• SET EXERCISE:
Copy exactly, and only, the lines below from the first through the one containing "const y = d3.scaleLinear().domain([-5, 100]).range([B, T]);", both included; pictures are omitted.

• PROVIDED DATA:
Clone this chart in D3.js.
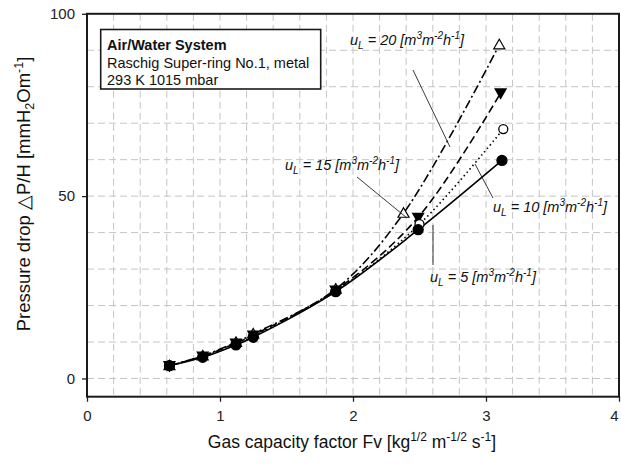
<!DOCTYPE html>
<html><head><meta charset="utf-8">
<script src="https://cdn.jsdelivr.net/npm/d3@7"></script>
<style>body{margin:0;background:#fff}svg{display:block}text{font-family:"Liberation Sans",Arial,sans-serif}</style>
</head><body><svg id="c" width="621" height="465"></svg>
<script>
// ---- data ----
const seriesNames = ["u_L = 5", "u_L = 10", "u_L = 15", "u_L = 20"];
const fv5  = [0.62, 0.87, 1.12, 1.25, 1.87, 2.49, 3.12];
const dp5  = [3.5, 5.8, 9.2, 11.3, 23.8, 40.8, 59.8];
const fv10 = [0.62, 0.87, 1.12, 1.25, 1.87, 2.50, 3.13];
const dp10 = [3.5, 6.0, 9.5, 11.6, 24.0, 42.3, 68.4];
const fv15 = [0.62, 0.87, 1.12, 1.25, 1.87, 2.49, 3.11];
const dp15 = [3.5, 6.1, 9.7, 11.9, 24.2, 44.2, 78.3];
const fv20 = [0.62, 0.87, 1.12, 1.25, 1.87, 2.38, 3.10];
const dp20 = [3.5, 6.2, 9.9, 12.2, 24.5, 45.3, 91.5];
const xTicks = [0, 1, 2, 3, 4];
const yTicks = [0, 50, 100];
const labelValues = ["20", "15", "10", "5"];

const svg = d3.select("#c");
const L = 87, R = 619, T = 13.8, B = 396.7;
const x = d3.scaleLinear().domain([0, 4]).range([L, R]);
const y = d3.scaleLinear().domain([-5, 100]).range([B, T]);

// grid
const g = svg.append("g");
g.selectAll(".vg").data(d3.range(1, 20).map(i => i * 0.2)).enter().append("line")
  .attr("x1", d => x(d)).attr("x2", d => x(d)).attr("y1", T).attr("y2", B)
  .attr("stroke", "#c4c4c4").attr("stroke-width", 1).attr("stroke-dasharray", "7,4");
g.selectAll(".hg").data(d3.range(0, 10).map(i => i * 10)).enter().append("line")
  .attr("x1", L).attr("x2", R).attr("y1", d => y(d)).attr("y2", d => y(d))
  .attr("stroke", "#c4c4c4").attr("stroke-width", 1).attr("stroke-dasharray", "7,4");

// axes
const ax = svg.append("g").attr("transform", `translate(0,${B})`)
  .call(d3.axisBottom(x).tickValues(xTicks).tickSize(5).tickPadding(9).tickFormat(d3.format("d")));
const ay = svg.append("g").attr("transform", `translate(${L},0)`)
  .call(d3.axisLeft(y).tickValues(yTicks).tickSize(5).tickPadding(7).tickFormat(d3.format("d")));
[ax, ay].forEach(a => {
  a.select(".domain").remove();
  a.selectAll("line").attr("stroke", "#222").attr("stroke-width", 1.3);
  a.selectAll("text").attr("font-size", 15).attr("fill", "#222").attr("font-family", "Liberation Sans, Arial, sans-serif");
});
ax.selectAll(".tick").filter(d => d === 4).select("text").attr("dx", -5);

// frame
svg.append("rect").attr("x", L).attr("y", T).attr("width", R - L).attr("height", B - T)
  .attr("fill", "none").attr("stroke", "#1a1a1a").attr("stroke-width", 2);

// series
const series = [
  {fv: fv20, dp: dp20, dash: "9,3,2,3", marker: "triUp", fill: "#fff"},
  {fv: fv15, dp: dp15, dash: "8,4", marker: "triDown", fill: "#000"},
  {fv: fv10, dp: dp10, dash: "1.5,3", marker: "circle", fill: "#fff"},
  {fv: fv5,  dp: dp5,  dash: null, marker: "circle", fill: "#000"}
];
const line = d3.line().x(d => x(d[0])).y(d => y(d[1])).curve(d3.curveCatmullRom.alpha(0.5));
series.forEach(s => {
  const pts = s.fv.map((v, i) => [v, s.dp[i]]);
  const p = svg.append("path").datum(pts).attr("d", line).attr("fill", "none")
    .attr("stroke", "#000").attr("stroke-width", 1.6);
  if (s.dash) p.attr("stroke-dasharray", s.dash);
});
series.forEach(s => {
  const pts = s.fv.map((v, i) => [v, s.dp[i]]);
  pts.forEach(d => {
    const cx = x(d[0]), cy = y(d[1]);
    if (s.marker === "circle") {
      svg.append("circle").attr("cx", cx).attr("cy", cy).attr("r", s.fill === "#000" ? 5 : 4.5)
        .attr("fill", s.fill).attr("stroke", "#000").attr("stroke-width", 1.3);
    } else if (s.marker === "triUp") {
      svg.append("path").attr("d", `M${cx},${cy - 5.5}L${cx + 5.5},${cy + 4}L${cx - 5.5},${cy + 4}Z`)
        .attr("fill", s.fill).attr("stroke", "#000").attr("stroke-width", 1.2);
    } else {
      svg.append("path").attr("d", `M${cx},${cy + 5.5}L${cx + 5.5},${cy - 4}L${cx - 5.5},${cy - 4}Z`)
        .attr("fill", s.fill).attr("stroke", "#000").attr("stroke-width", 1.2);
    }
  });
});

// annotations
function uLabel(tx, ty, val) {
  const t = svg.append("text").attr("x", tx).attr("y", ty).attr("font-size", 14.5)
    .attr("font-style", "italic").attr("fill", "#111");
  t.append("tspan").text("u");
  t.append("tspan").attr("font-size", 10).attr("dy", 4).text("L");
  t.append("tspan").attr("dy", -4).text(" = " + val + " [m");
  t.append("tspan").attr("font-size", 10).attr("dy", -6).text("3");
  t.append("tspan").attr("dy", 6).text("m");
  t.append("tspan").attr("font-size", 10).attr("dy", -6).text("-2");
  t.append("tspan").attr("dy", 6).text("h");
  t.append("tspan").attr("font-size", 10).attr("dy", -6).text("-1");
  t.append("tspan").attr("dy", 6).text("]");
}
function leader(x1, y1, x2, y2) {
  svg.append("line").attr("x1", x1).attr("y1", y1).attr("x2", x2).attr("y2", y2)
    .attr("stroke", "#222").attr("stroke-width", 0.9);
}
uLabel(350, 45, labelValues[0]); leader(413, 70, 450, 147);
uLabel(285, 170, labelValues[1]); leader(357, 177, 407, 218);
uLabel(493, 212, labelValues[2]); leader(475, 164, 493, 198);
uLabel(430, 282, labelValues[3]); leader(433, 225, 433, 265);

// info box
svg.append("rect").attr("x", 100.7).attr("y", 29.5).attr("width", 220).attr("height", 59.5)
  .attr("fill", "#fff").attr("stroke", "#1a1a1a").attr("stroke-width", 1.6);
svg.append("text").attr("x", 107).attr("y", 50).attr("font-size", 14.5).attr("font-weight", "bold")
  .attr("fill", "#111").text("Air/Water System");
svg.append("text").attr("x", 107).attr("y", 67.5).attr("font-size", 14.5).attr("fill", "#111")
  .text("Raschig Super-ring No.1, metal");
svg.append("text").attr("x", 107).attr("y", 85).attr("font-size", 14.5).attr("fill", "#111")
  .text("293 K 1015 mbar");

// axis titles
const xt = svg.append("text").attr("x", 352).attr("y", 448).attr("text-anchor", "middle")
  .attr("font-size", 17.5).attr("fill", "#111");
xt.append("tspan").text("Gas capacity factor  Fv [kg");
xt.append("tspan").attr("font-size", 12).attr("dy", -7).text("1/2");
xt.append("tspan").attr("dy", 7).text(" m");
xt.append("tspan").attr("font-size", 12).attr("dy", -7).text("-1/2");
xt.append("tspan").attr("dy", 7).text(" s");
xt.append("tspan").attr("font-size", 12).attr("dy", -7).text("-1");
xt.append("tspan").attr("dy", 7).text("]");

const yt = svg.append("text").attr("transform", "translate(30,194) rotate(-90)")
  .attr("text-anchor", "middle").attr("font-size", 18.5).attr("fill", "#111");
yt.append("tspan").text("Pressure drop \u25B3P/H [mmH");
yt.append("tspan").attr("font-size", 12.5).attr("dy", 4).text("2");
yt.append("tspan").attr("dy", -4).text("Om");
yt.append("tspan").attr("font-size", 12.5).attr("dy", -7).text("-1");
yt.append("tspan").attr("dy", 7).text("]");
</script></body></html>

• TASK RESPONSE:
Clone this chart in D3.js.
<!DOCTYPE html>
<html><head><meta charset="utf-8">
<script src="https://cdn.jsdelivr.net/npm/d3@7"></script>
<style>body{margin:0;background:#fff}svg{display:block}text{font-family:"Liberation Sans",Arial,sans-serif}</style>
</head><body><svg id="c" width="621" height="465"></svg>
<script>
// ---- data ----
const seriesNames = ["u_L = 5", "u_L = 10", "u_L = 15", "u_L = 20"];
const fv5  = [0.62, 0.87, 1.12, 1.25, 1.87, 2.49, 3.12];
const dp5  = [3.5, 5.8, 9.2, 11.3, 23.8, 40.8, 59.8];
const fv10 = [0.62, 0.87, 1.12, 1.25, 1.87, 2.50, 3.13];
const dp10 = [3.5, 6.0, 9.5, 11.6, 24.0, 42.3, 68.4];
const fv15 = [0.62, 0.87, 1.12, 1.25, 1.87, 2.49, 3.11];
const dp15 = [3.5, 6.1, 9.7, 11.9, 24.2, 44.2, 78.3];
const fv20 = [0.62, 0.87, 1.12, 1.25, 1.87, 2.38, 3.10];
const dp20 = [3.5, 6.2, 9.9, 12.2, 24.5, 45.3, 91.5];
const xTicks = [0, 1, 2, 3, 4];
const yTicks = [0, 50, 100];
const labelValues = ["20", "15", "10", "5"];

const svg = d3.select("#c");
const L = 87, R = 619, T = 13.8, B = 396.7;
const x = d3.scaleLinear().domain([0, 4]).range([L, R]);
const y = d3.scaleLinear().domain([-5, 100]).range([B, T]);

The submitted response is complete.